WRITTEN TASK -
Give back exactly the lines from the one with "Clone this chart in Chart.js." through the one with "2, 1, 1, 1, 2];", inclusive, without the images.

EXERCISE INPUTS -
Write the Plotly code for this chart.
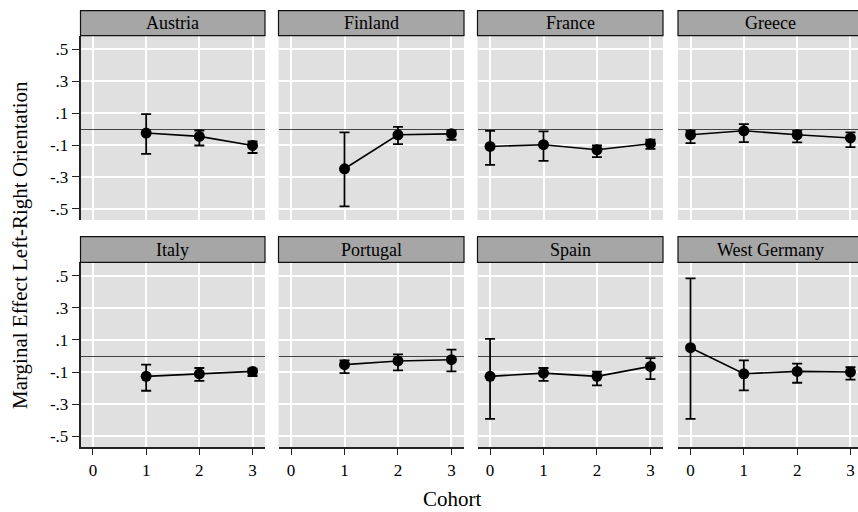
import plotly.graph_objects as go

# ---- data: marginal effect of left-right orientation by cohort ----
countries = ["Austria", "Finland", "France", "Greece",
             "Italy", "Portugal", "Spain", "West Germany"]

austria_cohort = [1, 2, 3]
austria_est = [-0.025, -0.046, -0.103]
austria_lo = [-0.155, -0.103, -0.150]
austria_hi = [0.094, -0.009, -0.078]

finland_cohort = [1, 2, 3]
finland_est = [-0.249, -0.036, -0.030]
finland_lo = [-0.485, -0.094, -0.067]
finland_hi = [-0.021, 0.014, -0.009]

france_cohort = [0, 1, 2, 3]
france_est = [-0.109, -0.098, -0.130, -0.092]
france_lo = [-0.224, -0.199, -0.176, -0.124]
france_hi = [-0.011, -0.015, -0.103, -0.067]

greece_cohort = [0, 1, 2, 3]
greece_est = [-0.036, -0.011, -0.036, -0.056]
greece_lo = [-0.088, -0.082, -0.084, -0.113]
greece_hi = [-0.011, 0.031, -0.011, -0.021]

italy_cohort = [1, 2, 3]
italy_est = [-0.127, -0.111, -0.096]
italy_lo = [-0.217, -0.155, -0.125]
italy_hi = [-0.054, -0.075, -0.079]

portugal_cohort = [1, 2, 3]
portugal_est = [-0.054, -0.031, -0.023]
portugal_lo = [-0.107, -0.090, -0.096]
portugal_hi = [-0.027, 0.010, 0.040]

spain_cohort = [0, 1, 2, 3]
spain_est = [-0.127, -0.107, -0.127, -0.065]
spain_lo = [-0.393, -0.155, -0.184, -0.144]
spain_hi = [0.107, -0.075, -0.098, -0.013]

wgermany_cohort = [0, 1, 2, 3]
wgermany_est = [0.052, -0.111, -0.096, -0.100]
wgermany_lo = [-0.393, -0.215, -0.167, -0.148]
wgermany_hi = [0.485, -0.027, -0.048, -0.069]

x_ticks = [0, 1, 2, 3]
x_tick_labels = ["0", "1", "2", "3"]
y_ticks = [-0.5, -0.3, -0.1, 0.1, 0.3, 0.5]
y_tick_labels = ["-.5", "-.3", "-.1", ".1", ".3", ".5"]

panels = [
    (austria_cohort, austria_est, austria_lo, austria_hi),
    (finland_cohort, finland_est, finland_lo, finland_hi),
    (france_cohort, france_est, france_lo, france_hi),
    (greece_cohort, greece_est, greece_lo, greece_hi),
    (italy_cohort, italy_est, italy_lo, italy_hi),
    (portugal_cohort, portugal_est, portugal_lo, portugal_hi),
    (spain_cohort, spain_est, spain_lo, spain_hi),
    (wgermany_cohort, wgermany_est, wgermany_lo, wgermany_hi),
]

# ---- layout geometry (pixels) ----
W, H = 858, 512
col_px = [(80.5, 265.0), (278.5, 464.0), (477.5, 663.0), (678.0, 863.0)]
row_px = [(35.7, 220.0), (262.3, 447.3)]      # plot area top/bottom
strip_px = [(10.7, 35.7), (236.7, 262.3)]     # panel header top/bottom
x_lo, x_hi = -0.235, 3.235
y_range = [-0.57, 0.585]

FONT = "Liberation Serif"
fig = go.Figure()
layout_axes = {}
shapes = []
annotations = []

for i, (name, (cx, est, lo, hi)) in enumerate(zip(countries, panels)):
    r, c = divmod(i, 4)
    xa = "x" if i == 0 else f"x{i+1}"
    ya = "y" if i == 0 else f"y{i+1}"

    fig.add_trace(go.Scatter(
        x=cx, y=est, xaxis=xa, yaxis=ya, mode="lines+markers",
        line=dict(color="black", width=1.6),
        marker=dict(color="black", size=11),
        error_y=dict(type="data", symmetric=False,
                     array=[h - e for h, e in zip(hi, est)],
                     arrayminus=[e - l for e, l in zip(est, lo)],
                     color="black", thickness=1.8, width=5),
        showlegend=False, hoverinfo="skip"))

    left, right = col_px[c]
    rng_hi = x_hi
    if right > W:  # last column runs off the page edge
        rng_hi = x_lo + (W - left) / (right - left) * (x_hi - x_lo)
        right_dom = 1.0
    else:
        right_dom = right / W
    top, bot = row_px[r]

    bottom_row = r == 1
    first_col = c == 0
    layout_axes["xaxis" if i == 0 else f"xaxis{i+1}"] = dict(
        domain=[left / W, right_dom], range=[x_lo, rng_hi],
        anchor=ya, tickvals=x_ticks, ticktext=x_tick_labels,
        showgrid=True, gridcolor="white", gridwidth=1.5, zeroline=False,
        showticklabels=bottom_row, ticks="outside" if bottom_row else "",
        ticklen=6, tickwidth=1.4, tickcolor="#222",
        showline=bottom_row, linecolor="#222", linewidth=1.6,
        tickfont=dict(family=FONT, size=17, color="black"), fixedrange=True)
    layout_axes["yaxis" if i == 0 else f"yaxis{i+1}"] = dict(
        domain=[1 - bot / H, 1 - top / H], range=y_range,
        anchor=xa, tickvals=y_ticks, ticktext=y_tick_labels,
        showgrid=True, gridcolor="white", gridwidth=1.5,
        zeroline=True, zerolinecolor="#444", zerolinewidth=1.3,
        showticklabels=first_col, ticks="outside" if first_col else "",
        ticklen=7, tickwidth=1.4, tickcolor="#222",
        showline=first_col, linecolor="#222", linewidth=1.6,
        tickfont=dict(family=FONT, size=17, color="black"), fixedrange=True)

    # panel header
    s_top, s_bot = strip_px[r]
    shapes.append(dict(type="rect", xref="paper", yref="paper",
                       x0=left / W, x1=right / W,
                       y0=1 - s_bot / H, y1=1 - s_top / H,
                       fillcolor="#a6a6a6", line=dict(color="#111", width=1.2),
                       layer="above"))
    annotations.append(dict(text=name, xref="paper", yref="paper",
                            x=(left + right) / 2 / W,
                            y=1 - (s_top + s_bot) / 2 / H,
                            showarrow=False, xanchor="center", yanchor="middle",
                            font=dict(family=FONT, size=18, color="black")))

annotations.append(dict(text="Marginal Effect Left-Right Orientation",
                        xref="paper", yref="paper", x=20 / W, y=1 - 245 / H,
                        textangle=-90, showarrow=False,
                        xanchor="center", yanchor="middle",
                        font=dict(family=FONT, size=21, color="black")))
annotations.append(dict(text="Cohort", xref="paper", yref="paper",
                        x=452 / W, y=1 - 499 / H, showarrow=False,
                        xanchor="center", yanchor="middle",
                        font=dict(family=FONT, size=21, color="black")))

fig.update_layout(
    width=W, height=H, margin=dict(l=0, r=0, t=0, b=0),
    paper_bgcolor="white", plot_bgcolor="#e0e0e0",
    showlegend=False, shapes=shapes, annotations=annotations,
    **layout_axes)

fig.write_html("out.html")
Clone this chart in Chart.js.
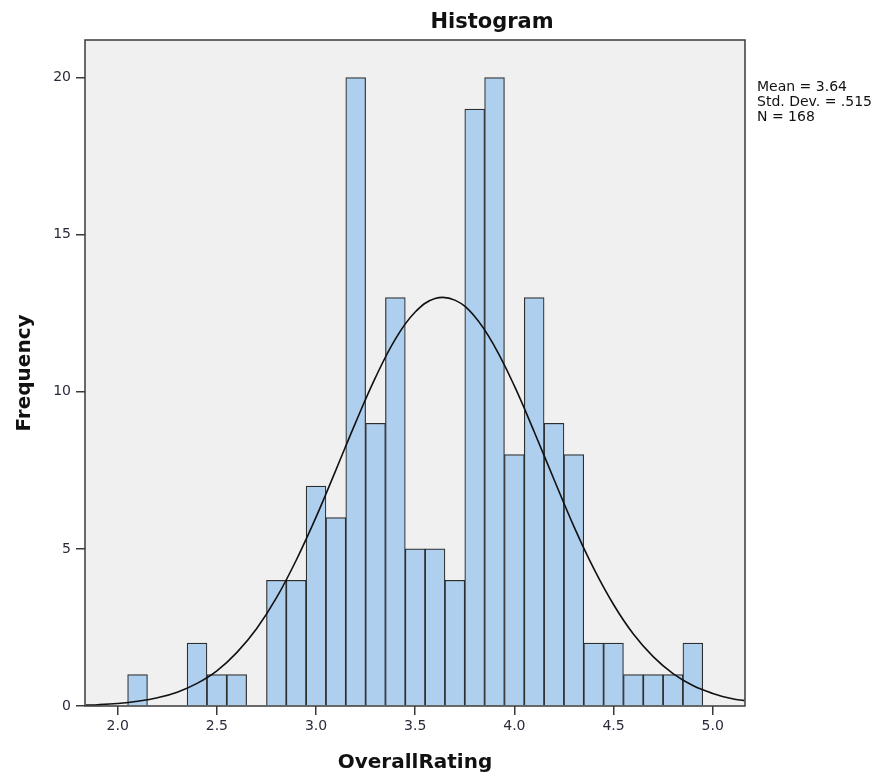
<!DOCTYPE html>
<html>
<head>
<meta charset="utf-8">
<script src="https://cdn.jsdelivr.net/npm/chart.js@4.4.1/dist/chart.umd.min.js"></script>
<style>
    body { margin: 0; background: #fff; }
    #wrap { width: 896px; height: 777px; }
</style>
</head>
<body>
<div id="wrap"><canvas id="histChart" width="896" height="777"></canvas></div>
<script>
// bin centres (width 0.1) and counts
const binCenters = [2.1, 2.4, 2.5, 2.6, 2.8, 2.9, 3.0, 3.1, 3.2, 3.3, 3.4, 3.5, 3.6,
    3.7, 3.8, 3.9, 4.0, 4.1, 4.2, 4.3, 4.4, 4.5, 4.6, 4.7, 4.8, 4.9];
const binCounts = [1, 2, 1, 1, 4, 4, 7, 6, 20, 9, 13, 5, 5,
    4, 19, 20, 8, 13, 9, 8, 2, 2, 1, 1, 1, 2];

// normal curve
const curveX = [1.84, 1.9, 2.0, 2.1, 2.2, 2.3, 2.4, 2.5, 2.6, 2.7, 2.8, 2.9, 3.0,
    3.1, 3.2, 3.3, 3.4, 3.5, 3.6, 3.7, 3.8, 3.9, 4.0, 4.1, 4.2, 4.3, 4.4,
    4.5, 4.6, 4.7, 4.8, 4.9, 5.0, 5.1, 5.16];
const curveY = [0.03, 0.04, 0.08, 0.15, 0.26, 0.44, 0.72, 1.12, 1.7, 2.46, 3.44, 4.64, 6.01,
    7.51, 9.03, 10.46, 11.68, 12.54, 12.97, 12.92, 12.4, 11.45, 10.19, 8.73, 7.21, 5.72, 4.38,
    3.23, 2.29, 1.57, 1.03, 0.65, 0.4, 0.23, 0.17];

const statsLines = ["Mean = 3.64", "Std. Dev. = .515", "N = 168"];
const chartTitle = "Histogram";

const fontFace = "'DejaVu Sans', sans-serif";

// grey plot background, frame, title and stats text
const spssFrame = {
    id: "spssFrame",
    beforeDraw(chart) {
        const { ctx, chartArea: a } = chart;
        ctx.save();
        ctx.fillStyle = "#f0f0f0";
        ctx.fillRect(a.left, a.top, a.right - a.left, a.bottom - a.top);
        ctx.restore();
    },
    afterDraw(chart) {
        const { ctx, chartArea: a } = chart;
        ctx.save();
        ctx.strokeStyle = "#3a3a3a";
        ctx.lineWidth = 1.5;
        ctx.strokeRect(a.left, a.top, a.right - a.left, a.bottom - a.top);

        ctx.fillStyle = "#111";
        ctx.font = "bold 21px " + fontFace;
        ctx.textAlign = "center";
        ctx.textBaseline = "middle";
        ctx.fillText(chartTitle, 492, 23);

        ctx.font = "14px " + fontFace;
        ctx.textAlign = "left";
        statsLines.forEach((line, i) => {
            ctx.fillText(line, 757, 87 + i * 15);
        });
        ctx.restore();
    }
};

const ctx = document.getElementById("histChart").getContext("2d");

new Chart(ctx, {
    type: "bar",
    data: {
        datasets: [
            {
                type: "line",
                data: curveX.map((x, i) => ({ x: x, y: curveY[i] })),
                borderColor: "#111",
                borderWidth: 1.6,
                pointRadius: 0,
                tension: 0.4,
                fill: false,
                order: 0
            },
            {
                type: "bar",
                data: binCenters.map((x, i) => ({ x: x, y: binCounts[i] })),
                backgroundColor: "#aecfee",
                borderColor: "#2e2e2e",
                borderWidth: 1.2,
                barPercentage: 1,
                categoryPercentage: 1,
                order: 1
            }
        ]
    },
    options: {
        responsive: false,
        animation: false,
        layout: { padding: { top: 40, right: 151, left: 0, bottom: 0 } },
        plugins: {
            legend: { display: false },
            tooltip: { enabled: false }
        },
        scales: {
            x: {
                type: "linear",
                offset: false,
                min: 1.835,
                max: 5.163,
                afterFit: (scale) => { scale.height = 71; },
                ticks: {
                    stepSize: 0.5,
                    includeBounds: false,
                    padding: 3,
                    color: "#2a2a3a",
                    font: { family: fontFace, size: 14 },
                    callback: (v) => v.toFixed(1)
                },
                grid: {
                    offset: false,
                    drawOnChartArea: false,
                    drawTicks: true,
                    tickLength: 9,
                    color: "#3a3a3a",
                    lineWidth: 1.5
                },
                border: { display: false },
                title: {
                    display: true,
                    text: "OverallRating",
                    color: "#111",
                    font: { family: fontFace, size: 20, weight: "bold" },
                    padding: { top: 0, bottom: 2 }
                }
            },
            y: {
                min: 0,
                max: 21.2,
                afterFit: (scale) => { scale.width = 85; },
                ticks: {
                    stepSize: 5,
                    includeBounds: false,
                    padding: 5,
                    color: "#2a2a3a",
                    font: { family: fontFace, size: 14 }
                },
                grid: {
                    drawOnChartArea: false,
                    drawTicks: true,
                    tickLength: 9,
                    color: "#3a3a3a",
                    lineWidth: 1.5
                },
                border: { display: false },
                title: {
                    display: true,
                    text: "Frequency",
                    color: "#111",
                    font: { family: fontFace, size: 20, weight: "bold" },
                    padding: { top: 13, bottom: 0 }
                }
            }
        }
    },
    plugins: [spssFrame]
});
</script>
</body>
</html>
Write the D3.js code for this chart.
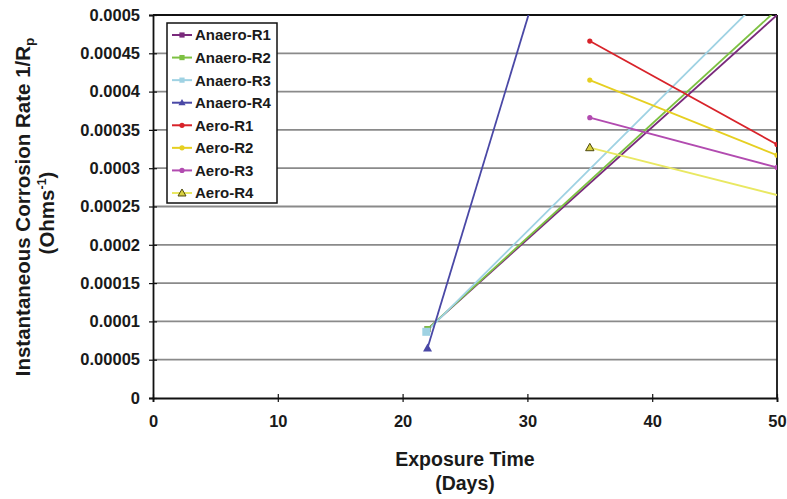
<!DOCTYPE html>
<html><head><meta charset="utf-8">
<script src="https://cdn.jsdelivr.net/npm/d3@7"></script>
<style>body{margin:0;background:#fff}svg{display:block;font-family:"Liberation Sans",Arial,sans-serif}</style>
</head><body><svg id="c" width="787" height="499"></svg>
<script>
const seriesNames = ["Anaero-R1","Anaero-R2","Anaero-R3","Anaero-R4","Aero-R1","Aero-R2","Aero-R3","Aero-R4"];
const seriesColors = ["#7a2a7c","#7dc142","#9fd2e3","#4a48a6","#d8232a","#e6cf21","#b24bb0","#e9e862"];
const seriesMarkers = ["square","square","square","triangle","circle","circle","circle","triangleOutline"];
const anaeroR1 = [[22, 0.00009], [50, 0.0005]];
const anaeroR2 = [[22, 0.00009], [50, 0.000507]];
const anaeroR3 = [[21.9, 0.0000864], [50, 0.000542]];
const anaeroR4 = [[22, 0.0000654], [50, 0.00157]];
const aeroR1 = [[35, 0.000466], [50, 0.000331]];
const aeroR2 = [[35, 0.000415], [50, 0.000317]];
const aeroR3 = [[35, 0.000366], [50, 0.000301]];
const aeroR4 = [[35, 0.000327], [50, 0.000265]];
const seriesData = [anaeroR1, anaeroR2, anaeroR3, anaeroR4, aeroR1, aeroR2, aeroR3, aeroR4];
const xTicks = [0,10,20,30,40,50];
const yTicks = [0,0.00005,0.0001,0.00015,0.0002,0.00025,0.0003,0.00035,0.0004,0.00045,0.0005];
const yTickLabels = ["0","0.00005","0.0001","0.00015","0.0002","0.00025","0.0003","0.00035","0.0004","0.00045","0.0005"];

const L=153, R=777, T=15, B=398;
const svg = d3.select("#c");
const x = d3.scaleLinear().domain([0,50]).range([L,R]);
const y = d3.scaleLinear().domain([0,0.0005]).range([B,T]);

svg.append("defs").append("clipPath").attr("id","clip")
  .append("rect").attr("x",L).attr("y",T).attr("width",R-L).attr("height",B-T);

// gridlines
svg.append("g").selectAll("line").data(yTicks.slice(1,-1)).join("line")
  .attr("x1",L).attr("x2",R).attr("y1",d=>y(d)).attr("y2",d=>y(d))
  .attr("stroke","#8a8a8a").attr("stroke-width",1.8);
// top/right border
svg.append("line").attr("x1",L).attr("x2",R).attr("y1",T).attr("y2",T).attr("stroke","#111").attr("stroke-width",1.8);
svg.append("line").attr("x1",R).attr("x2",R).attr("y1",T).attr("y2",B).attr("stroke","#111").attr("stroke-width",1.8);

// axes
const ya = svg.append("g").attr("transform",`translate(${L},0)`)
  .call(d3.axisLeft(y).tickValues(yTicks).tickFormat((d,i)=>yTickLabels[i]).tickSize(4).tickPadding(9));
const xa = svg.append("g").attr("transform",`translate(0,${B})`)
  .call(d3.axisBottom(x).tickValues(xTicks).tickSize(4).tickPadding(13));
[ya,xa].forEach(a=>{
  a.select(".domain").attr("stroke","#111").attr("stroke-width",1.8);
  a.selectAll(".tick line").attr("stroke","#111").attr("stroke-width",1.2);
  a.selectAll("text").attr("font-size",16.5).attr("font-weight","bold").attr("fill","#1a1a1a")
   .attr("font-family","Liberation Sans, Arial, sans-serif");
});
ya.selectAll(".tick line").attr("x1",4).attr("x2",-4);
xa.selectAll(".tick line").attr("y1",-4).attr("y2",4);

// series
const line = d3.line().x(d=>x(d[0])).y(d=>y(d[1]));
const plot = svg.append("g").attr("clip-path","url(#clip)");
function marker(g, type, color, cx, cy, s){
  if(type==="square") g.append("rect").attr("x",cx-s).attr("y",cy-s).attr("width",2*s).attr("height",2*s).attr("fill",color);
  else if(type==="circle") g.append("circle").attr("cx",cx).attr("cy",cy).attr("r",s).attr("fill",color);
  else if(type==="triangle") g.append("path").attr("d",`M${cx},${cy-s-1}L${cx+s+1},${cy+s}L${cx-s-1},${cy+s}Z`).attr("fill",color);
  else g.append("path").attr("d",`M${cx},${cy-s-1}L${cx+s+1},${cy+s}L${cx-s-1},${cy+s}Z`).attr("fill","#d8d040").attr("stroke","#4f4a10").attr("stroke-width",1);
}
seriesData.forEach((data,i)=>{
  plot.append("path").datum(data).attr("d",line).attr("fill","none")
    .attr("stroke",seriesColors[i]).attr("stroke-width",1.8);
});
const sizes=[3,3,4,3.5,2.6,2.6,2.6,3.2];
seriesData.forEach((data,i)=>{
  data.filter((d,j)=> j===0 || seriesMarkers[i]==="circle")
      .forEach(d=>marker(plot, seriesMarkers[i], seriesColors[i], x(d[0]), y(d[1]), sizes[i]));
});

// legend
const lg = svg.append("g");
lg.append("rect").attr("x",167).attr("y",23).attr("width",110).attr("height",180)
  .attr("fill","#fff").attr("stroke","#111").attr("stroke-width",1.5);
seriesNames.forEach((n,i)=>{
  const yy = 35 + i*22.57;
  lg.append("line").attr("x1",172).attr("x2",192).attr("y1",yy).attr("y2",yy)
    .attr("stroke",seriesColors[i]).attr("stroke-width",2);
  marker(lg, seriesMarkers[i], seriesColors[i], 182, yy, i===7?3:2.6);
  lg.append("text").attr("x",195).attr("y",yy).attr("dy","0.36em").text(n)
    .attr("font-size",15).attr("font-weight","bold").attr("fill","#1a1a1a");
});

// axis titles
const xt = svg.append("text").attr("text-anchor","middle").attr("font-size",19.5).attr("font-weight","bold").attr("fill","#1a1a1a");
xt.append("tspan").attr("x",465).attr("y",466).text("Exposure Time");
xt.append("tspan").attr("x",465).attr("y",490).text("(Days)");

const yt = svg.append("text").attr("text-anchor","middle").attr("font-size",20.5).attr("font-weight","bold").attr("fill","#1a1a1a")
  .attr("transform","translate(30,207) rotate(-90)");
const l1 = yt.append("tspan").attr("x",0).attr("y",0);
l1.append("tspan").text("Instantaneous Corrosion Rate 1/R");
l1.append("tspan").attr("font-size",13.5).attr("dy",4).text("p");
const l2 = yt.append("tspan").attr("x",-6).attr("y",24);
l2.append("tspan").text("(Ohms");
l2.append("tspan").attr("font-size",12.5).attr("dy",-8).text("-1");
l2.append("tspan").attr("dy",8).text(")");
</script></body></html>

THE ANSWER -
Clone this chart in Chart.js.
<!DOCTYPE html>
<html>
<head>
<meta charset="utf-8">
<script src="https://cdn.jsdelivr.net/npm/chart.js@4.4.1/dist/chart.umd.min.js"></script>
<style>
    body { margin: 0; background: #fff; }
    #wrap { width: 896px; height: 777px; }
</style>
</head>
<body>
<div id="wrap"><canvas id="histChart" width="896" height="777"></canvas></div>
<script>
// bin centres (width 0.1) and counts
const binCenters = [2.1, 2.4, 2.5, 2.6, 2.8, 2.9, 3.0, 3.1, 3.2, 3.3, 3.4, 3.5, 3.6,
    3.7, 3.8, 3.9, 4.0, 4.1, 4.2, 4.3, 4.4, 4.5, 4.6, 4.7, 4.8, 4.9];
const binCounts = [1, 2, 1, 1, 4, 4, 7, 6, 20, 9, 13, 5, 5,
    4, 19, 20, 8, 13, 9, 8, 2, 2, 1, 1, 1, 2];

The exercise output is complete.